Over the next 7-8 years this turned into a major cloth diaper fetish and began to be a problem of sorts--I loved my diapers and I also loved girls, but the two seemed to be mutually exclusive. So, for about 13-14 years it was the “binge and purge” thing. I'd have a relationship with a girl, we'd have a fight or break up and then I'd be back to my diapers, then we'd make up or I'd find a new girl and try to swear off of my diapers…over and over again.
So I realized fairly early on that any relationship with a girl would also have to include my diapers. But the idea of letting girls in on the secret scared me to death. So I learned to drop hints and look for signs. A good time to do this was if / when the topic of someday having kids came up. I'd make some remark about “changing all of the wet stinky diapers” and if the girl reacted negatively ("Oh I don't want kids because I can't stand the idea of diapers!") that made it pretty clear that she'd also never tolerate mine. This happened most of the time.
But once or twice I'd find girls who didn't seem to mind, “Oh I wouldn't mind that, I babysit a lot and change diapers and it doesn't bother me at all” etc. So in these cases as opportunities arose I'd continue to find out more.
And usually, my introducing the idea that I wanted to wear the diapers coincided with us becoming intimate. That's a good time to discuss fantasies and after asking about hers, she'd ask about mine and I'd usually say “I want to be treated like a baby" then--depending on how that went--eventually, the rest of it.
This (as documented elsewhere) had varying results. But, bottom line, pretty early on I knew that I loved my diapers and could never have a long term relationship or marriage without the girl knowing about, approving and (hopefully) being part of it. I knew I could not hide it. At some point, as the relationship became more serious and the usual discussions (politics, religion, etc.) were had, one of them had to be about my diapers!

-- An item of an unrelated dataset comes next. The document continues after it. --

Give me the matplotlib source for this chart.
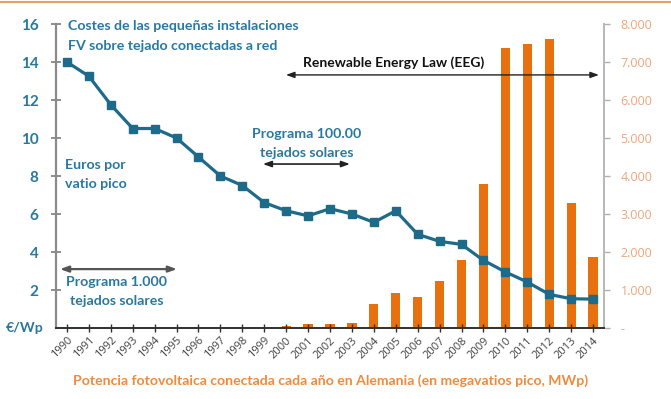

And it was scary but also liberating. I always knew that I had everything to gain and little to lose--yes, if I did this and the relationship didn't work out I'd lose the girl but I'd still have my diapers and eventually another chance to try it again.
It's kind of like that old story about W.C. Fields, who once said “Every time I see a beautiful woman I ask her if she'd like to go to bed with me. 9 out of 10 times I get slapped, but the other one time? Boy do I have a wonderful night!”
So, the thing to do is slowly “test the water”, if that yields positive results then eventually you have to bring it up. It's part of you, they need to know it and understand it and accept it--or not. But you have to find out, and not doing so isn't fair to your spouse / partner and it isn't fair to you, either.